**DIRECTIVE:**
List each line of the data in which the string "this" appears.

**DATASET EXCERPTS:**
• • •

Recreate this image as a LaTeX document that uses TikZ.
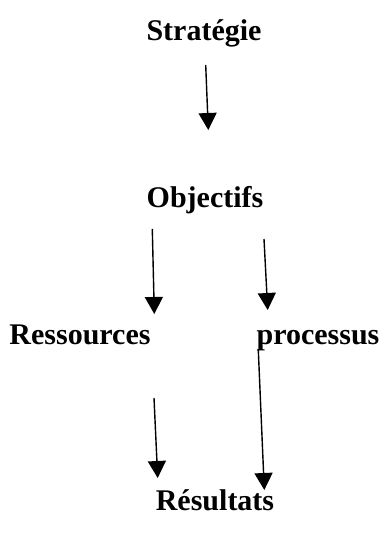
\documentclass[tikz,border=0pt]{standalone}
\usepackage{fontspec}
\setmainfont{Liberation Serif}
\usetikzlibrary{arrows.meta}
\begin{document}
\begin{tikzpicture}[x=1pt,y=-1pt,
  lbl/.style={font=\fontsize{30}{33}\selectfont\bfseries, anchor=base, inner sep=0pt},
  arr/.style={line width=1.4pt, -{Triangle[width=18pt,length=17pt]}}]
\useasboundingbox (0,0) rectangle (385,541);
\node[lbl] (strat) at (204,40) {Stratégie};
\node[lbl] (obj) at (205,207) {Objectifs};
\node[lbl] (res) at (80,344) {Ressources};
\node[lbl] (proc) at (318,344) {processus};
\node[lbl] (resu) at (215,510) {Résultats};
\coordinate (a1s) at (205.7,65);  \coordinate (a1e) at (208.3,130);
\coordinate (a2s) at (152.3,229); \coordinate (a2e) at (154.3,314);
\coordinate (a3s) at (264,239);   \coordinate (a3e) at (267.7,310);
\coordinate (a4s) at (154,398);   \coordinate (a4e) at (157.7,478);
\coordinate (a5s) at (258.3,350); \coordinate (a5e) at (264.3,490);
\draw[arr] (a1s) -- (a1e);
\draw[arr] (a2s) -- (a2e);
\draw[arr] (a3s) -- (a3e);
\draw[arr] (a4s) -- (a4e);
\draw[arr] (a5s) -- (a5e);
\end{tikzpicture}
\end{document}
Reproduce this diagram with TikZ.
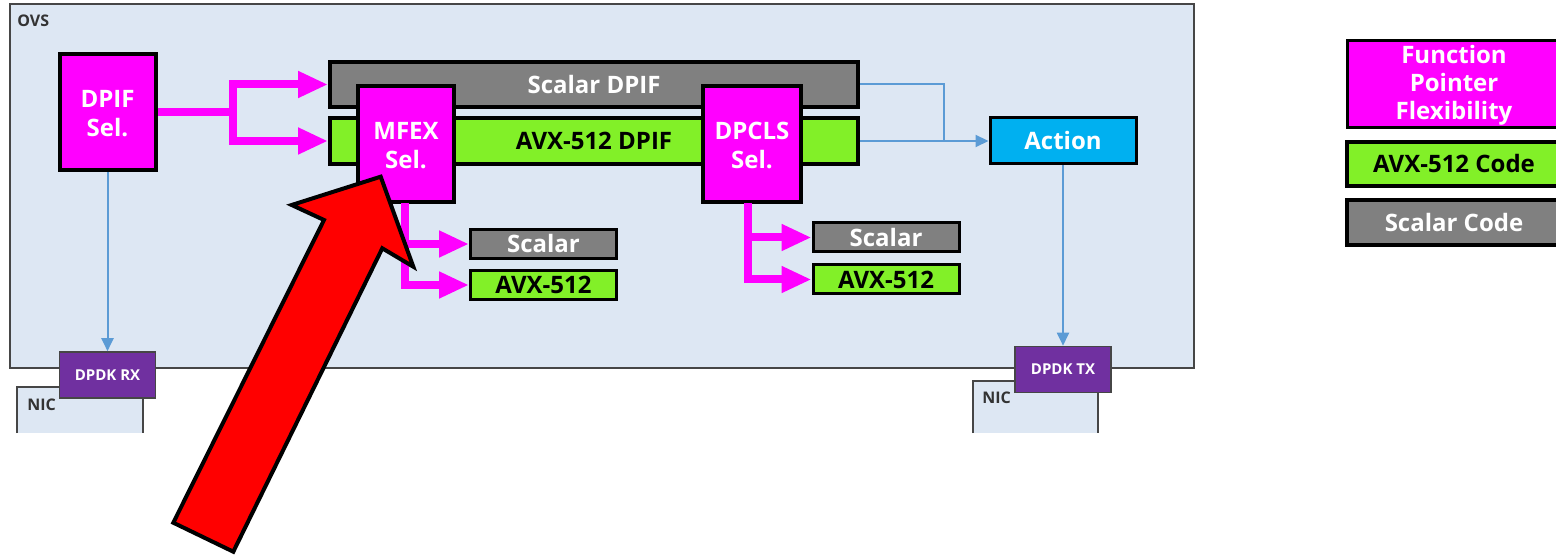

• • •

**CORRECT OUTPUT:**
Recreate this image as a LaTeX document that uses TikZ.
Reproduce this diagram with TikZ.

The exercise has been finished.